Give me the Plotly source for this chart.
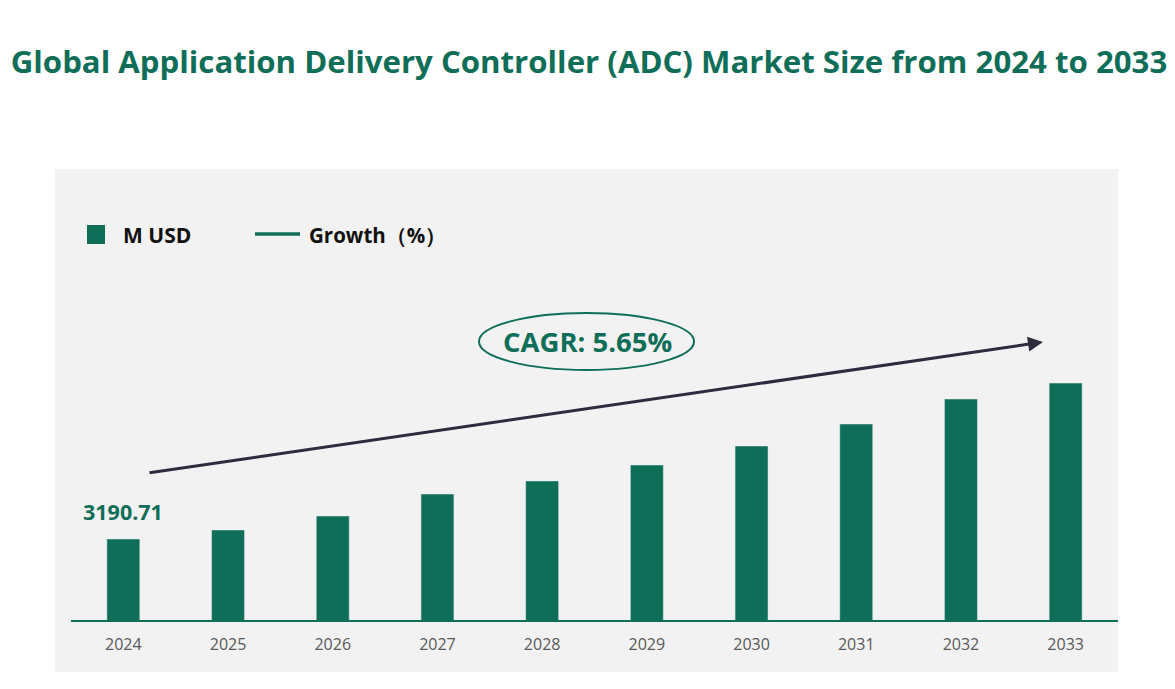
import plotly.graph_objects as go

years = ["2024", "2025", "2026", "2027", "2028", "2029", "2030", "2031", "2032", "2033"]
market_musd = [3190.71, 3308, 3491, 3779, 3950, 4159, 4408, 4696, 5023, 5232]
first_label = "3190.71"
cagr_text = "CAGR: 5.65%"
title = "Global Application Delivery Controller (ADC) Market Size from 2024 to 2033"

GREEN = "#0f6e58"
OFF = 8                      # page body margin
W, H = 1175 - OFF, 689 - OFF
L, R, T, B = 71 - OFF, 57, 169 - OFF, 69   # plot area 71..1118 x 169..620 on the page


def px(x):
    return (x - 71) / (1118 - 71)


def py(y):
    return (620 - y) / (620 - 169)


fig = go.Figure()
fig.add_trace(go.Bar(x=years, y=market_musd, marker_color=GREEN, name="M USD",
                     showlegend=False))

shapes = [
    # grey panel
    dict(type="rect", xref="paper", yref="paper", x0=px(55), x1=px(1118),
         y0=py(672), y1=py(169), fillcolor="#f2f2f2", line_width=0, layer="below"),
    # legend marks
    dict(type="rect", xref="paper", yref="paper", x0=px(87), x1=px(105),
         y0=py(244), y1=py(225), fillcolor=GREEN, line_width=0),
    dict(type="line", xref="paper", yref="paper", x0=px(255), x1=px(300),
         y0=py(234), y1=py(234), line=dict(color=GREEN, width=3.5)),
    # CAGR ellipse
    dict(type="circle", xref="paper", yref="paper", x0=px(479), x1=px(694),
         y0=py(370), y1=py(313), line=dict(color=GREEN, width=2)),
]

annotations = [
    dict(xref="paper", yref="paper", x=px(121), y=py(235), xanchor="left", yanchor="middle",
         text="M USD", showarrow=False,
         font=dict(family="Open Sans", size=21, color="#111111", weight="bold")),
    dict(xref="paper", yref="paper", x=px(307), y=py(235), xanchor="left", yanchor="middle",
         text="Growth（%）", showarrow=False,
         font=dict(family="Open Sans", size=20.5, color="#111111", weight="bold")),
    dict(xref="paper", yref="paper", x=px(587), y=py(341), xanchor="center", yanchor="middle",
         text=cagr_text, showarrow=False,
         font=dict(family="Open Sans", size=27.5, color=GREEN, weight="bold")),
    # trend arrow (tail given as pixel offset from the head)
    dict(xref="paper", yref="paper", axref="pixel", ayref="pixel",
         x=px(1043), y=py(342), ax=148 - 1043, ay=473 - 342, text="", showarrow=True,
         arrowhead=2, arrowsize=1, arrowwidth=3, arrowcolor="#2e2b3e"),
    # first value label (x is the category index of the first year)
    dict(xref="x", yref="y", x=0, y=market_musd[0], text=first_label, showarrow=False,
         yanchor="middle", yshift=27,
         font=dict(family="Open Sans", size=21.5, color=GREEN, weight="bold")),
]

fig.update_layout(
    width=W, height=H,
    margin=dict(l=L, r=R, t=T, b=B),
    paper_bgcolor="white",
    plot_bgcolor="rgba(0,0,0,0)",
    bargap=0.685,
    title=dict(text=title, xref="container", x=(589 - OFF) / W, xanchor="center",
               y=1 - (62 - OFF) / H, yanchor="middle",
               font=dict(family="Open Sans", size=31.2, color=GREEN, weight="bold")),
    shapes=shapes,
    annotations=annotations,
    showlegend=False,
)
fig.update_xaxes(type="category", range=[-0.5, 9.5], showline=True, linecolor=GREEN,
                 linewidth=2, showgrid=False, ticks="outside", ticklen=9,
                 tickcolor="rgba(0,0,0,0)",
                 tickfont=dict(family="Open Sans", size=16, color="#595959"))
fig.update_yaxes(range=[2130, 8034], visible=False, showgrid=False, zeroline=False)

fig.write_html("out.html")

★ ★ ★

Your task: Without the pictures, write out all of the material exactly.

Result for this task:
Give me the Plotly source for this chart.
import plotly.graph_objects as go

years = ["2024", "2025", "2026", "2027", "2028", "2029", "2030", "2031", "2032", "2033"]
market_musd = [3190.71, 3308, 3491, 3779, 3950, 4159, 4408, 4696, 5023, 5232]
first_label = "3190.71"
cagr_text = "CAGR: 5.65%"
title = "Global Application Delivery Controller (ADC) Market Size from 2024 to 2033"

GREEN = "#0f6e58"
OFF = 8                      # page body margin
W, H = 1175 - OFF, 689 - OFF
L, R, T, B = 71 - OFF, 57, 169 - OFF, 69   # plot area 71..1118 x 169..620 on the page


def px(x):
    return (x - 71) / (1118 - 71)


def py(y):
    return (620 - y) / (620 - 169)


fig = go.Figure()
fig.add_trace(go.Bar(x=years, y=market_musd, marker_color=GREEN, name="M USD",
                     showlegend=False))

shapes = [
    # grey panel
    dict(type="rect", xref="paper", yref="paper", x0=px(55), x1=px(1118),
         y0=py(672), y1=py(169), fillcolor="#f2f2f2", line_width=0, layer="below"),
    # legend marks
    dict(type="rect", xref="paper", yref="paper", x0=px(87), x1=px(105),
         y0=py(244), y1=py(225), fillcolor=GREEN, line_width=0),
    dict(type="line", xref="paper", yref="paper", x0=px(255), x1=px(300),
         y0=py(234), y1=py(234), line=dict(color=GREEN, width=3.5)),
    # CAGR ellipse
    dict(type="circle", xref="paper", yref="paper", x0=px(479), x1=px(694),
         y0=py(370), y1=py(313), line=dict(color=GREEN, width=2)),
]

annotations = [
    dict(xref="paper", yref="paper", x=px(121), y=py(235), xanchor="left", yanchor="middle",
         text="M USD", showarrow=False,
         font=dict(family="Open Sans", size=21, color="#111111", weight="bold")),
    dict(xref="paper", yref="paper", x=px(307), y=py(235), xanchor="left", yanchor="middle",
         text="Growth（%）", showarrow=False,
         font=dict(family="Open Sans", size=20.5, color="#111111", weight="bold")),
    dict(xref="paper", yref="paper", x=px(587), y=py(341), xanchor="center", yanchor="middle",
         text=cagr_text, showarrow=False,
         font=dict(family="Open Sans", size=27.5, color=GREEN, weight="bold")),
    # trend arrow (tail given as pixel offset from the head)
    dict(xref="paper", yref="paper", axref="pixel", ayref="pixel",
         x=px(1043), y=py(342), ax=148 - 1043, ay=473 - 342, text="", showarrow=True,
         arrowhead=2, arrowsize=1, arrowwidth=3, arrowcolor="#2e2b3e"),
    # first value label (x is the category index of the first year)
    dict(xref="x", yref="y", x=0, y=market_musd[0], text=first_label, showarrow=False,
         yanchor="middle", yshift=27,
         font=dict(family="Open Sans", size=21.5, color=GREEN, weight="bold")),
]

fig.update_layout(
    width=W, height=H,
    margin=dict(l=L, r=R, t=T, b=B),
    paper_bgcolor="white",
    plot_bgcolor="rgba(0,0,0,0)",
    bargap=0.685,
    title=dict(text=title, xref="container", x=(589 - OFF) / W, xanchor="center",
               y=1 - (62 - OFF) / H, yanchor="middle",
               font=dict(family="Open Sans", size=31.2, color=GREEN, weight="bold")),
    shapes=shapes,
    annotations=annotations,
    showlegend=False,
)
fig.update_xaxes(type="category", range=[-0.5, 9.5], showline=True, linecolor=GREEN,
                 linewidth=2, showgrid=False, ticks="outside", ticklen=9,
                 tickcolor="rgba(0,0,0,0)",
                 tickfont=dict(family="Open Sans", size=16, color="#595959"))
fig.update_yaxes(range=[2130, 8034], visible=False, showgrid=False, zeroline=False)

fig.write_html("out.html")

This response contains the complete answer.